Still, it was the right decision, as it freed up $700 million for the company.
We also knew that natural gas prices were experiencing a sustainable rally. We told you natural gas prices would climb back above $4 per thousand cubic feet (mcf) – and they did.
But that’s not all.
Exelon is unique among energy companies – and that’s why this rally is just the beginning…
Advantages Seen and Unseen
What separates Exelon from the field is that it produces electricity from both natural gas and nuclear power.
In fact, Exelon is the largest nuclear power generator in the United States.
That’s something that worked against the company in the wake of the Fukushima disaster, as many analysts and investors thought the 2011 meltdown would herald the end of nuclear power as we knew it.
But just like with the dividend, that line of thinking was misguided. Despite Fukushima, demand for nuclear power is growing at a global level.

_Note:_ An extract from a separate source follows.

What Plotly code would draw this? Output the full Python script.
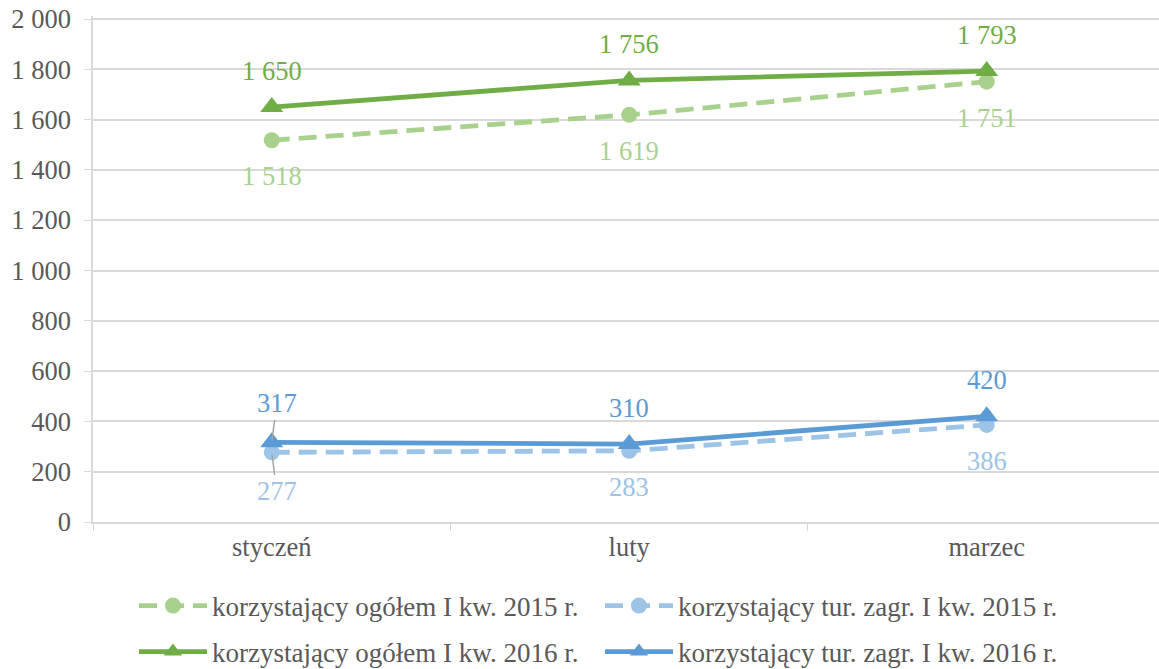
import plotly.graph_objects as go

categories = ["styczeń", "luty", "marzec"]
total_2015 = [1518, 1619, 1751]
foreign_2015 = [277, 283, 386]
total_2016 = [1650, 1756, 1793]
foreign_2016 = [317, 310, 420]
names = [
    "korzystający ogółem I kw. 2015 r.",
    "korzystający tur. zagr. I kw. 2015 r.",
    "korzystający ogółem I kw. 2016 r.",
    "korzystający tur. zagr. I kw. 2016 r.",
]
y_ticks = list(range(0, 2001, 200))

FONT = "Liberation Serif"
FS = 26.5
C_G_DARK = "#70ad47"
C_G_LIGHT = "#a9d18e"
C_B_DARK = "#5b9bd5"
C_B_LIGHT = "#9dc3e6"
DASH = "18px,9px"

series = [
    (total_2015, names[0], C_G_LIGHT, DASH, "circle", 16, "below", "legend"),
    (foreign_2015, names[1], C_B_LIGHT, DASH, "circle", 16, "below", "legend"),
    (total_2016, names[2], C_G_DARK, "solid", "triangle-up", 20, "above", "legend2"),
    (foreign_2016, names[3], C_B_DARK, "solid", "triangle-up", 20, "above", "legend2"),
]

fig = go.Figure()
annotations = []
for vals, name, color, dash, sym, msize, pos, lg in series:
    fig.add_trace(go.Scatter(
        x=categories, y=vals, name=name, mode="lines+markers",
        line=dict(color=color, width=4.8, dash=dash),
        marker=dict(symbol=sym, size=msize, color=color),
        legend=lg,
    ))
    for i, (c, v) in enumerate(zip(categories, vals)):
        txt = f"{v:,}".replace(",", " ")
        shift = 36 if pos == "above" else -36
        leader = (i == 0 and v < 1000)
        if leader:
            annotations.append(dict(
                x=c, y=v, xref="x", yref="y", text=txt, showarrow=True,
                arrowhead=0, arrowwidth=1.5, arrowcolor="#a6a6a6",
                ax=5, ay=-39 if pos == "above" else 39, standoff=2,
                font=dict(family=FONT, size=FS, color=color),
            ))
        else:
            annotations.append(dict(
                x=c, y=v, xref="x", yref="y", text=txt, showarrow=False,
                yshift=shift, font=dict(family=FONT, size=FS, color=color),
            ))

W, H = 1159, 669
legend_common = dict(
    orientation="h", xanchor="left", xref="container", yref="container",
    yanchor="middle", entrywidth=383, entrywidthmode="pixels",
    font=dict(family=FONT, size=27, color="#595959"), itemwidth=68,
    bgcolor="rgba(0,0,0,0)",
)

fig.update_layout(
    width=W, height=H,
    margin=dict(l=93, r=0, t=16, b=147, autoexpand=False),
    paper_bgcolor="white", plot_bgcolor="white",
    font=dict(family=FONT, size=FS, color="#595959"),
    separators=", ",
    showlegend=True,
    legend=dict(legend_common, x=0.1156, y=(H - 606) / H),
    legend2=dict(legend_common, x=0.1156, y=(H - 652) / H),
    annotations=annotations,
)
fig.update_xaxes(
    type="category", range=[-0.5, 2.482], automargin=False,
    showline=True, linecolor="#d9d9d9", linewidth=1.5,
    ticks="outside", tickson="boundaries", ticklen=7, tickcolor="#d9d9d9",
    showgrid=False, tickfont=dict(family=FONT, size=FS, color="#595959"),
)
fig.update_yaxes(
    range=[0, 2012], tickvals=y_ticks, automargin=False,
    showline=True, linecolor="#d9d9d9", linewidth=1.5,
    showgrid=True, gridcolor="#d9d9d9", gridwidth=1.5,
    ticks="outside", ticklen=7, tickcolor="#d9d9d9", ticklabelstandoff=8,
    ticklabeloverflow="allow",
    zeroline=False, tickformat=",d",
    tickfont=dict(family=FONT, size=FS, color="#595959"),
)

fig.write_html("out.html", config={"displayModeBar": False},
               post_script="document.body.style.margin='0';")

As of February 2013, 30 countries worldwide were operating 437 nuclear reactors for electricity generation, with 14 countries constructing 71 new nuclear plants. In fact, more than a dozen countries get more than 25% of their energy from nuclear today, according to the Nuclear Energy Institute.
And here’s the thing: As natural gas prices rise, nuclear power will gain even more momentum, since it’s cheaper to produce.
Furthermore, through its acquisition of Constellation Energy in early 2012, Exelon attained an electricity trading operation.
That means, in addition to producing power, Exelon also operates a “trading desk” through which it buys and sells electricity to other providers. That’s important, because it allows Exelon to more fully exploit the price difference between gas and nuclear power.
That is, if natural gas prices rise much higher, the company can rely on its cheaper nuclear production. That gives Exelon an advantage over other natural gas suppliers.
This is a fairly potent combination, and it should result in better margins and higher profits.
That’s why Exelon belongs in your portfolio as both a nuclear play and a stealth natural gas play.
Look for any pullback in prices as an opportunity to ride this trend well into the future.